Hayward is a restaurant in Carlton, Oregon, led by chef Kari Shaughnessy. The restaurant describes its cuisine as New Northwest Fare—hyper-seasonal, hyper-local cooking with an emphasis on zero-waste practices, drawing on Willamette Valley farmers for what it calls "unexpected yet nostalgic dishes."

== History ==
Hayward began as a space at the Mac Market food hall in McMinnville, Oregon, before growing into a sit-down restaurant. The McMinnville location closed at the end of May 2025, and Hayward reopened that summer in a standalone space in Carlton, in the former Earth & Sea location, about 15 minutes from McMinnville. Shaughnessy said the move let the restaurant "graduate from the 'incubator' space" of the shared food-hall kitchen into its own space, with more capacity and full design control."
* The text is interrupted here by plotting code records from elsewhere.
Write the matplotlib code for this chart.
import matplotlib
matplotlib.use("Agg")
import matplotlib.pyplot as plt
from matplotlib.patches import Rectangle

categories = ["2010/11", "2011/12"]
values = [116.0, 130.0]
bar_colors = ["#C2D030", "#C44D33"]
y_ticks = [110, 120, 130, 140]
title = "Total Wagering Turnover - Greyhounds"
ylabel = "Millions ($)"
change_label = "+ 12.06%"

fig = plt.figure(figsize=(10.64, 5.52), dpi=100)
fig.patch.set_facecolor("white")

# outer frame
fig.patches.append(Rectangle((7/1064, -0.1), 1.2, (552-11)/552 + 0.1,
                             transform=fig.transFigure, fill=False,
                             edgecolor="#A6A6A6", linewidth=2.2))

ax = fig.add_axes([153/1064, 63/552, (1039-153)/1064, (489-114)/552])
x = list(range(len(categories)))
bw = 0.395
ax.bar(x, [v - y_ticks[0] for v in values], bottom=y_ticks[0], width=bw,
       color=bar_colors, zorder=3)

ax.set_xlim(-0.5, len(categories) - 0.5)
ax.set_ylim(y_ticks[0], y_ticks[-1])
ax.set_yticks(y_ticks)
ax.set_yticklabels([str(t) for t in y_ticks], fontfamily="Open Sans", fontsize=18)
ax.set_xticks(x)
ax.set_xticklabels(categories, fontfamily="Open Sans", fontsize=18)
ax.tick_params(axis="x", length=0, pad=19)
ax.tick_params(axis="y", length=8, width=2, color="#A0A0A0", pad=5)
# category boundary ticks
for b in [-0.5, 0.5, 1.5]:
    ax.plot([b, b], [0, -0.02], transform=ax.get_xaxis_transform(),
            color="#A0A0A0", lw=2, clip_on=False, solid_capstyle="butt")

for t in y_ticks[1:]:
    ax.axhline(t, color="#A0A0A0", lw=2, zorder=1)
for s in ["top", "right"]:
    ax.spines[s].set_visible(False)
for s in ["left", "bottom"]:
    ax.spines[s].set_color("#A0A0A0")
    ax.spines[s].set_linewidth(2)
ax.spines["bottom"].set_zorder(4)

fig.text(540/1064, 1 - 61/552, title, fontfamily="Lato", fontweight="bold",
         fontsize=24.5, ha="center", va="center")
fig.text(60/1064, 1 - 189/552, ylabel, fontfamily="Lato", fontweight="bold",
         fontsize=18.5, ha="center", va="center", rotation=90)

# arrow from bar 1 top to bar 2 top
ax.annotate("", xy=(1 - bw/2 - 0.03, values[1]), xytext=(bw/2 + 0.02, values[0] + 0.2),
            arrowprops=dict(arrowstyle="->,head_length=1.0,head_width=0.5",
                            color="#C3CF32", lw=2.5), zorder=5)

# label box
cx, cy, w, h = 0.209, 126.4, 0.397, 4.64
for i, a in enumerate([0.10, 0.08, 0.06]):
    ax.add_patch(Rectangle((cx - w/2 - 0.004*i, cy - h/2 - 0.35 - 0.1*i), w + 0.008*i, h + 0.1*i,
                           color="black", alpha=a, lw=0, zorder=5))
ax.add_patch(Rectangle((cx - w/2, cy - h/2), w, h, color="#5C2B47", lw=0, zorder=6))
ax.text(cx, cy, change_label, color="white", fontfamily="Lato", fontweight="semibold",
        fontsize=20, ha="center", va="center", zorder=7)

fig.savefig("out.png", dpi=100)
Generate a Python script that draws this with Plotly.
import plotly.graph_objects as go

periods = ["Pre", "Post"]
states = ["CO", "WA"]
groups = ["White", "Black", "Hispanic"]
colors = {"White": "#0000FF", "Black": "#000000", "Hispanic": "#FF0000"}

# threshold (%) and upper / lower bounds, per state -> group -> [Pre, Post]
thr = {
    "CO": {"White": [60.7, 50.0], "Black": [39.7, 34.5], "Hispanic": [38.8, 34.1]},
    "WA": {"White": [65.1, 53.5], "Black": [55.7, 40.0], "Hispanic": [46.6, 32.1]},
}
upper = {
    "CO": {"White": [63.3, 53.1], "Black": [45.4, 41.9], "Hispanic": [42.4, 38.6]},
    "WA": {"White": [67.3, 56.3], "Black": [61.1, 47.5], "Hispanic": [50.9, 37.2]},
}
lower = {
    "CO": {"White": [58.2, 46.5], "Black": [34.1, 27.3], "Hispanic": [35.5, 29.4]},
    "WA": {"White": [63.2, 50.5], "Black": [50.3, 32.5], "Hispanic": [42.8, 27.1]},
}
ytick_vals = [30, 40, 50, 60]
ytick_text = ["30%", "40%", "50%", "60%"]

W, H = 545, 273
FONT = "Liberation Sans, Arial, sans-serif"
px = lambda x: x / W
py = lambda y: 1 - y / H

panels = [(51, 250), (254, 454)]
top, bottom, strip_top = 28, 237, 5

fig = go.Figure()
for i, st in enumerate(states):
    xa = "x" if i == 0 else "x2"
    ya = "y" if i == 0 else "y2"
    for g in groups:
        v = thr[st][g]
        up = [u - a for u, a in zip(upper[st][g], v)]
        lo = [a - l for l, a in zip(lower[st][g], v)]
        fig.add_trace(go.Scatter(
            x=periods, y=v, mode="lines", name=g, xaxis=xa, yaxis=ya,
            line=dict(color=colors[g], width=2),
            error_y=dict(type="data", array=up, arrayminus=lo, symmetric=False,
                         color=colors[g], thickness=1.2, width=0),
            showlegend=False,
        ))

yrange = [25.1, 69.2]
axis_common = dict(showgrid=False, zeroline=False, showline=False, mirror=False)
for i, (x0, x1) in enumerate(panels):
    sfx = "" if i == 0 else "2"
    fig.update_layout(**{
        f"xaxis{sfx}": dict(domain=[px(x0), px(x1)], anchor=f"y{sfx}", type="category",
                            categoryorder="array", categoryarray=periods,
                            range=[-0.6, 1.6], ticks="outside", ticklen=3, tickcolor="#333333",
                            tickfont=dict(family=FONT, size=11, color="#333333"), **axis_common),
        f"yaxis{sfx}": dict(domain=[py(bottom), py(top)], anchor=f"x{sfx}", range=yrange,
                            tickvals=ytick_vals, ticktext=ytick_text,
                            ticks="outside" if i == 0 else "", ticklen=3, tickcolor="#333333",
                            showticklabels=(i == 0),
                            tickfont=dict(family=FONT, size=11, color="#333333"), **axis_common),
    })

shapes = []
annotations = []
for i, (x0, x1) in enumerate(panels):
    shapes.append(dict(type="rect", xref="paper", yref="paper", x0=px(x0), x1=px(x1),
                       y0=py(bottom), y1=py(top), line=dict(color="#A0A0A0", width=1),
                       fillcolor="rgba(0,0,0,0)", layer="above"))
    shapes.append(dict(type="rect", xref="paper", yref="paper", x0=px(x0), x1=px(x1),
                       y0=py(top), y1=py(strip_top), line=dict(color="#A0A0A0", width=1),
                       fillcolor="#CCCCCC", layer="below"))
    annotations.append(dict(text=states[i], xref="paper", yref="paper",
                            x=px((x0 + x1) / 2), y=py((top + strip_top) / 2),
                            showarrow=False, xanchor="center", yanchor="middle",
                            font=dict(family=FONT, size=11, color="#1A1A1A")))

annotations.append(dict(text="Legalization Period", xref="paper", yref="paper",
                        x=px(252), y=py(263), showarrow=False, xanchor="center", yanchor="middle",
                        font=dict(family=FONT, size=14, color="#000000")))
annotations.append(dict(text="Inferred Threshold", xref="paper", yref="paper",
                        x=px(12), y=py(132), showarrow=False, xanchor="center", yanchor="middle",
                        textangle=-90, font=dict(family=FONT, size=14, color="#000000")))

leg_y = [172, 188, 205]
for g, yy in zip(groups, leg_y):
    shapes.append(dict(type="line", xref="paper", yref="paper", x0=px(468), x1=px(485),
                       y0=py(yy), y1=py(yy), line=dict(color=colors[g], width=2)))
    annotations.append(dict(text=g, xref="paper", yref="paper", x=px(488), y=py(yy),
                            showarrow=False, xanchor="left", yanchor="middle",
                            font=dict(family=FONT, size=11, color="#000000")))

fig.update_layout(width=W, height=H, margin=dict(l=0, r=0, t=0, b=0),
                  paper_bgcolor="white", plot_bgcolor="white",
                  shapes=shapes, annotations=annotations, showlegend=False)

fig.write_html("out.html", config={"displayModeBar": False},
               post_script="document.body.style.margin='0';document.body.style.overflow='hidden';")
The Carlton location includes a 10-seat bar, a 50-seat dining room, a 20-person covered patio, basement storage for ferments and cheese, and expanded walk-in coolers for whole-animal butchery. The interior design, led by Danridge Geiger, was built around a 1970s theme and the personification of "a very independent woman, a worldly traveler who lives on a farm in Oregon."

== Chef ==
Kari Shaughnessy is a Massachusetts native who began working in food service at age 14. She moved to San Francisco at 21 and worked at Frances under chef Melissa Perello, at the Michelin-starred Sons & Daughters, and at Marla Bakery, where she learned vegetable preparation and whole-animal butchery. She later took time away from restaurant work to help her father with cattle ranching in Maine, then worked at Eventide in Portland, Maine. She moved to Oregon and opened Mac Market in McMinnville in 2020.

== Lucky Duck ==
In July 2026, Shaughnessy opened Lucky Duck, a retail shop, cafe, and guest house in downtown Carlton, in a restored century-old bank building on West Main Street. It is a partnership between Shaughnessy, Jimmy Serlin (owner of Revel Meat Company), and Jules Bandy (Hayward's hospitality director), operating together as Hands Please Hospitality. Lucky Duck is their first project. The shop offers espresso and pastries baked each morning in Hayward's kitchen, sandwiches and lunch items, a wine bar curated by Bandy, and meats supplied by Revel Meat Co., alongside curated retail items such as cookware, books, ceramics, and pantry items. The building preserves its original bank vault, has a brick-lined patio with an outdoor kitchen with rotating chef residencies, and includes a second-floor vacation rental called The Apartment at Lucky Duck.

== Recognition ==
Hayward was a semifinalist for the James Beard Foundation Award for Best New Restaurant in 2024. Shaughnessy was a semifinalist for the James Beard Foundation's Best Chef: Northwest and Pacific award in 2025. The restaurant was named to USA Today's "2025 Restaurants of the Year" list. Travel + Leisure featured Hayward and Shaughnessy in coverage of the Willamette Valley and it has also been featured in Wine Enthusiast, Sunset, and Vogue. Eater Portland has included Hayward among recommended stops for its "ambitious cooking," and Portland Monthly has covered the restaurant's opening, relocation, and cuisine in multiple pieces, including naming Shaughnessy one of the Willamette Valley's best chefs.